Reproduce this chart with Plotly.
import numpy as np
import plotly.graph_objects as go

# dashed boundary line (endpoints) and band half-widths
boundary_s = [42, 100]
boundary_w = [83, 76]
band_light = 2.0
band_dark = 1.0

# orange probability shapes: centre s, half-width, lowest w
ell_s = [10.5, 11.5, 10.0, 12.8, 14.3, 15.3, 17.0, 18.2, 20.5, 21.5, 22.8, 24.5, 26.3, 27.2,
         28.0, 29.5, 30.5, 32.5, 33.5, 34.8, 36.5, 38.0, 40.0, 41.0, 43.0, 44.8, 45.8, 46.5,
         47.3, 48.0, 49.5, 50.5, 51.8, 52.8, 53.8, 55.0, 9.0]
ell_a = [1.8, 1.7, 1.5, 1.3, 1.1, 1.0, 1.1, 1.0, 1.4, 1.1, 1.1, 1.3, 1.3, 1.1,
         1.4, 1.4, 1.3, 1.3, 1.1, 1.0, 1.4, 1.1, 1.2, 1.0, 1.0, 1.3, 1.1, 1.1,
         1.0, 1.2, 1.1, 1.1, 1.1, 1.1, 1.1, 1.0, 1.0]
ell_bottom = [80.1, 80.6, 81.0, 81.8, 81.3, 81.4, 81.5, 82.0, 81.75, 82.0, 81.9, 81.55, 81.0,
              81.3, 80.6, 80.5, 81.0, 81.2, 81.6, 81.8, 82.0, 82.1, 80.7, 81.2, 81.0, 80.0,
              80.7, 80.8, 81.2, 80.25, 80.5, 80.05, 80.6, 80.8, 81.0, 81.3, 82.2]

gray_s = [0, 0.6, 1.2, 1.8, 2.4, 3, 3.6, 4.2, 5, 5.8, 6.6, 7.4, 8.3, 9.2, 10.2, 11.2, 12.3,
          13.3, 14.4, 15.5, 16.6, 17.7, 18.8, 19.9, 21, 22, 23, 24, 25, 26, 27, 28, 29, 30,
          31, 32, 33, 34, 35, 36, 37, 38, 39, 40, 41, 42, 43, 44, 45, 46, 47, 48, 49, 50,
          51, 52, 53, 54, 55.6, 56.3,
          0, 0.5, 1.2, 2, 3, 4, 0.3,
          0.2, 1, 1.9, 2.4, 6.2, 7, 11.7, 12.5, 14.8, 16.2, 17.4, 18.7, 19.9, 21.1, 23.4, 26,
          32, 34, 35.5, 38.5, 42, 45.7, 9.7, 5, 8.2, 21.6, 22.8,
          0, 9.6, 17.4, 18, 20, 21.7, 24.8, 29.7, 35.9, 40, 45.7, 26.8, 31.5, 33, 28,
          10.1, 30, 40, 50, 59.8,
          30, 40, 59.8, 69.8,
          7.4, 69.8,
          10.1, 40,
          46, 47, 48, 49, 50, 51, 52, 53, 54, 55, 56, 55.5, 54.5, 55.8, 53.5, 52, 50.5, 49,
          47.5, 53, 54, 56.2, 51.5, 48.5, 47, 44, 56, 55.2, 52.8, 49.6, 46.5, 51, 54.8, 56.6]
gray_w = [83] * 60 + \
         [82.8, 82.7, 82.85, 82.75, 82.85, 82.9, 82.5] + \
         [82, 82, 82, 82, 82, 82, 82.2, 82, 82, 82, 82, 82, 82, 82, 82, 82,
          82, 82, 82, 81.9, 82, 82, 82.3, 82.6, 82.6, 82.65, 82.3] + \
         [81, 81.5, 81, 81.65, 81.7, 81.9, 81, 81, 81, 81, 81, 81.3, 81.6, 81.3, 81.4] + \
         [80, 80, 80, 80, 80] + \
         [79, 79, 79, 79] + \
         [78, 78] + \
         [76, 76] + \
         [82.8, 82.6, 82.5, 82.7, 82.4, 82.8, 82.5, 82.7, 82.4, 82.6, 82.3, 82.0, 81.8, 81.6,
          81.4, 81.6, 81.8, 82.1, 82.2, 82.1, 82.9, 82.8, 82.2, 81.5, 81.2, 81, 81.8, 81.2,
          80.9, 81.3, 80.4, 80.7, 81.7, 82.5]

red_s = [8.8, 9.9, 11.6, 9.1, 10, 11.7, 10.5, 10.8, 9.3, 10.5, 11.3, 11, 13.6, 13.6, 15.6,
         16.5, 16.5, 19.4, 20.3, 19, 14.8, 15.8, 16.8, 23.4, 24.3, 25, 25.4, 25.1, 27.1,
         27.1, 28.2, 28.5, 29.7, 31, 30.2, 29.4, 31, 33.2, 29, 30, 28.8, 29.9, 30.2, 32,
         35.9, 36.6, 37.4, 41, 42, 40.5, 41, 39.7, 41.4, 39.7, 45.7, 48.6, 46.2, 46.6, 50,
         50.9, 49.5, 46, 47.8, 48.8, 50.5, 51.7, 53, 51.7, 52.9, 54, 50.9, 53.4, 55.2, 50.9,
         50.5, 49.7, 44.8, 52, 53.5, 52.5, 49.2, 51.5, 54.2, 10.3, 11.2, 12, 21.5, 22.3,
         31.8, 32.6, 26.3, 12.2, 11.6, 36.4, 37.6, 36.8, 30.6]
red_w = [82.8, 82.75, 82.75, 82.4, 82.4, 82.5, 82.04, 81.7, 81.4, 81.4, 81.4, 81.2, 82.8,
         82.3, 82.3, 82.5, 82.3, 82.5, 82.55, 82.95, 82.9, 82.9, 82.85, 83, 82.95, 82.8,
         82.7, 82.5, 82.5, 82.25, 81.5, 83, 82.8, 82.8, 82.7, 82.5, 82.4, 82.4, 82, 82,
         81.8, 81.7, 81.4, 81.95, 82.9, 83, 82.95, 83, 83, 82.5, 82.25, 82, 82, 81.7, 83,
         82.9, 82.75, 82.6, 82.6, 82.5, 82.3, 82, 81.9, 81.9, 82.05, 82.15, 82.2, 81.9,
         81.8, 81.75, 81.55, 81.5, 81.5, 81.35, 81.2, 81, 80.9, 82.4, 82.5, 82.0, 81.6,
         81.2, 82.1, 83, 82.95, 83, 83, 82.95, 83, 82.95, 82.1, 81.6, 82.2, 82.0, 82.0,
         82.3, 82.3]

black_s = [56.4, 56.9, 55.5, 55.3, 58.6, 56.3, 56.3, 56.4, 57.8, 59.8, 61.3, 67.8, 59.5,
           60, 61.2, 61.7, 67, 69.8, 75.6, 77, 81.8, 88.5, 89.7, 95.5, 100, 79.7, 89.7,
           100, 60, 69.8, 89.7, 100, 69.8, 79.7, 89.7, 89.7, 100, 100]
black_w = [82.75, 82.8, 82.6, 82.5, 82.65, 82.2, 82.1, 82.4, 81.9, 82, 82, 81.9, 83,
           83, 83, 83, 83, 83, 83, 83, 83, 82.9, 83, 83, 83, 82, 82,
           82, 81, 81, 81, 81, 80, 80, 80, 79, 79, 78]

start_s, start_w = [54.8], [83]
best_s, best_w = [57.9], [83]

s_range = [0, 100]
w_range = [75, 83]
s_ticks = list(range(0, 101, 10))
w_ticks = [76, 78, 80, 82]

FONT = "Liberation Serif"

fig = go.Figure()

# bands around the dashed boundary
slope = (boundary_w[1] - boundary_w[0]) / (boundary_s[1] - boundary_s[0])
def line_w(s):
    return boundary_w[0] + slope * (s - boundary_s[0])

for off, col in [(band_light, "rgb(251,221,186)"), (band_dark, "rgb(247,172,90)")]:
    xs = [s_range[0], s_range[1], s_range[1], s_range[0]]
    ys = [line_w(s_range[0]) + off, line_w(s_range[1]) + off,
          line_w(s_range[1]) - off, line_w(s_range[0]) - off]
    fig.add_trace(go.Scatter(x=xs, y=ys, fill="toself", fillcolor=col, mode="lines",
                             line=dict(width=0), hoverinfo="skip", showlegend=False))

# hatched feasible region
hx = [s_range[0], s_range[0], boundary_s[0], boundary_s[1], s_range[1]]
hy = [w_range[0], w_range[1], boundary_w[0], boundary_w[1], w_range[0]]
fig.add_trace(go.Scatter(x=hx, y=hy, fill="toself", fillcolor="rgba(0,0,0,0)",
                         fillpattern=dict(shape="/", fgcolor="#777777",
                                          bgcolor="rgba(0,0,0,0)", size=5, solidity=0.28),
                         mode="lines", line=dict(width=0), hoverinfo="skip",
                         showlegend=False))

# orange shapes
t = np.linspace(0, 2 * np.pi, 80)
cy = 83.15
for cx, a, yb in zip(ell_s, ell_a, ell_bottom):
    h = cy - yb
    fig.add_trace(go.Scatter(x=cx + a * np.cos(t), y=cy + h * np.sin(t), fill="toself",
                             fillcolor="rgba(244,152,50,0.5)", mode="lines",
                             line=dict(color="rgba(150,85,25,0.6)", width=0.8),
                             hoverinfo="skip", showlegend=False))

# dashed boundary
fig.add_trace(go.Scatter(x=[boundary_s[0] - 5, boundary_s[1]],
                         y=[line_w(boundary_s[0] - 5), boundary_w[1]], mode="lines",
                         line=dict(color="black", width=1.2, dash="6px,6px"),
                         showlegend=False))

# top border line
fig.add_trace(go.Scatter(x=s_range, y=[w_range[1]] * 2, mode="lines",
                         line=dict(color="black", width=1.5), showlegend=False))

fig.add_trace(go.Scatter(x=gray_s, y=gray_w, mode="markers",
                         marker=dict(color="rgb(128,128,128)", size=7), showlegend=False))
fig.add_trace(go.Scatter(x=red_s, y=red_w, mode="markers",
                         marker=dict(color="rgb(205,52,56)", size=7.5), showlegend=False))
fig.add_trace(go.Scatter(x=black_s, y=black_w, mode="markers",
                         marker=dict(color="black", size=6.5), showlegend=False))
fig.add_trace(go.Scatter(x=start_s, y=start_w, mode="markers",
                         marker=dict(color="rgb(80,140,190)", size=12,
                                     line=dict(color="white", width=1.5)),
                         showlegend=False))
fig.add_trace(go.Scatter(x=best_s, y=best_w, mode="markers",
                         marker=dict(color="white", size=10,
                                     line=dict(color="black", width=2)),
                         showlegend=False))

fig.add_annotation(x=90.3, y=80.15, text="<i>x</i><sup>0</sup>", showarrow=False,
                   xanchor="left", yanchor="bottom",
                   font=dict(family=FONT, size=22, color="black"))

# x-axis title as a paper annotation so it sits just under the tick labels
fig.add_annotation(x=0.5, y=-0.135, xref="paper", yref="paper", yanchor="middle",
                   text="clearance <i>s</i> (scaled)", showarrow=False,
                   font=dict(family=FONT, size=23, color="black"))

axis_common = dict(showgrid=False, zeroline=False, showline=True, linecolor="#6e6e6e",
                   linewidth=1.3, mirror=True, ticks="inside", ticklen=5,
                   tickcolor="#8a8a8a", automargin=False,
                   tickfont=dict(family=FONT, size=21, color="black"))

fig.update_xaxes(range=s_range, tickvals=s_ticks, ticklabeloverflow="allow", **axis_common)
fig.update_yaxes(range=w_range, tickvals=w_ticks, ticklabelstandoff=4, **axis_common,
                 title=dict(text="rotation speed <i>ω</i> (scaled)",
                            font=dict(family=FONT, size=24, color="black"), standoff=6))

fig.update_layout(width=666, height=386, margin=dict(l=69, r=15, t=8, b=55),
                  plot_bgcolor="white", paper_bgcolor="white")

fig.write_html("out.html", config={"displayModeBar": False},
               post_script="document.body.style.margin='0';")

- **Task details**
Extract the lines above, from the first one through the one containing "81.0, 81.3, 82.2]", and return only those, unchanged.

- **Answer to this problem**
Reproduce this chart with Plotly.
import numpy as np
import plotly.graph_objects as go

# dashed boundary line (endpoints) and band half-widths
boundary_s = [42, 100]
boundary_w = [83, 76]
band_light = 2.0
band_dark = 1.0

# orange probability shapes: centre s, half-width, lowest w
ell_s = [10.5, 11.5, 10.0, 12.8, 14.3, 15.3, 17.0, 18.2, 20.5, 21.5, 22.8, 24.5, 26.3, 27.2,
         28.0, 29.5, 30.5, 32.5, 33.5, 34.8, 36.5, 38.0, 40.0, 41.0, 43.0, 44.8, 45.8, 46.5,
         47.3, 48.0, 49.5, 50.5, 51.8, 52.8, 53.8, 55.0, 9.0]
ell_a = [1.8, 1.7, 1.5, 1.3, 1.1, 1.0, 1.1, 1.0, 1.4, 1.1, 1.1, 1.3, 1.3, 1.1,
         1.4, 1.4, 1.3, 1.3, 1.1, 1.0, 1.4, 1.1, 1.2, 1.0, 1.0, 1.3, 1.1, 1.1,
         1.0, 1.2, 1.1, 1.1, 1.1, 1.1, 1.1, 1.0, 1.0]
ell_bottom = [80.1, 80.6, 81.0, 81.8, 81.3, 81.4, 81.5, 82.0, 81.75, 82.0, 81.9, 81.55, 81.0,
              81.3, 80.6, 80.5, 81.0, 81.2, 81.6, 81.8, 82.0, 82.1, 80.7, 81.2, 81.0, 80.0,
              80.7, 80.8, 81.2, 80.25, 80.5, 80.05, 80.6, 80.8, 81.0, 81.3, 82.2]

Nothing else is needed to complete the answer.